Donor Cultivation: How to Grow Bountiful Nonprofit Relationships

I love to garden, it’s in my blood. Growing up in [what used to be] the outskirts of Boise, Idaho, my family depended on our large garden to provide 90% of the produce we ate during the year. But what I recall about gardening is filtered through my childhood memory so that all I remember are the moments of bliss where we would stuff ourselves with ripe strawberries or go on treasure hunts to find the largest potato. I don’t recall the hours my parents spent preparing the earth, or the time hunched over in the hot sun weeding around all the plants. Because I was a kid and, for the most part, spared that drudgery.

Now as an adult, most of gardening has been in the form of raise beds – tidy little boxes filled with perfect soil that I replenish each year. I don’t have to haul out the rototiller to break up the earth, and the weeds that do shoot up are fairly innocuous. But this year, for whatever reason, I decided that one, simple garden in my backyard wasn’t enough of a commitment. I needed a second plot.

In April, I rented a 20X20 space at the local community garden, determined to have plenty of room for winter squash, melons, and shell beans to spread out and flourish. In my head, this garden plot would be easy – as easy as my raised beds have been. I would plant my seeds and show up every week or so to check the progress, add some water, and eventually harvest. What I didn’t take into account, was the basic rule of gardening that my parents relied on each year: your garden is only as good as the soil you plant in.

The weeds in my second garden plot seemed harmless in the month of April when I threw the seeds into the ground, but there is a reason we have the saying “growing like a weed”… they never stop growing! Knee-high deadnettle and spreading cheatgrass have all but consumed my 400 square foot space. It takes me hours to simply uncover my plants each week, and they struggle to compete with the nutrients, sun, and rain. By June, I became that wannabe-trendy-gal-who-can’t-keep-up-with-her-commitments. I’m not proud, but I’m learning.

Now let’s switch gears to your nonprofit and fundraising efforts. There are a number of analogies using gardening and fundraising, but I want to point to the most obvious given my ongoing reality: Your fundraising efforts are only as good as the systemic, structural support around you.

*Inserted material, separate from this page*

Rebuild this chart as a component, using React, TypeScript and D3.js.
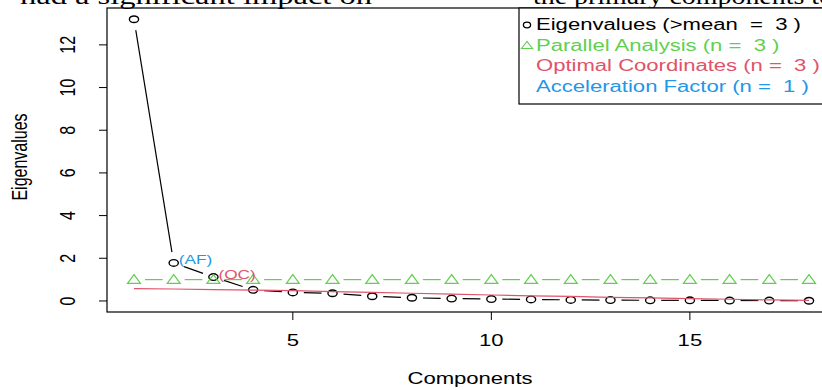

Let’s pretend your donors are seeds (for new donors) or seedlings (for current supporters) and you are trying to nurture fruitful relationships. What does your soil look like? First, does your organization have a clearly defined mission, vision, or values and do your staff and board know what they are? Do you have a suitable database for capturing gifts and keeping track of donor relations? Moving into the analogy even further, do you have dedicated staff to nurture your seedlings?

If you think long and hard about the “soil” of your philanthropy department, you may see areas that could use amending. Perhaps it is time to rethink your strategic plan or hire that major gifts officer. The last thing you want, trust me, is to spend time planting seeds for support only to have your relationships struggle to survive. Doing so wastes time and energy, and it looks bad to the community of “gardeners” surrounding you. Take the time to do it right. And, if you find yourself with time to spare, I’ll meet ya at my garden plot with a pair of gloves.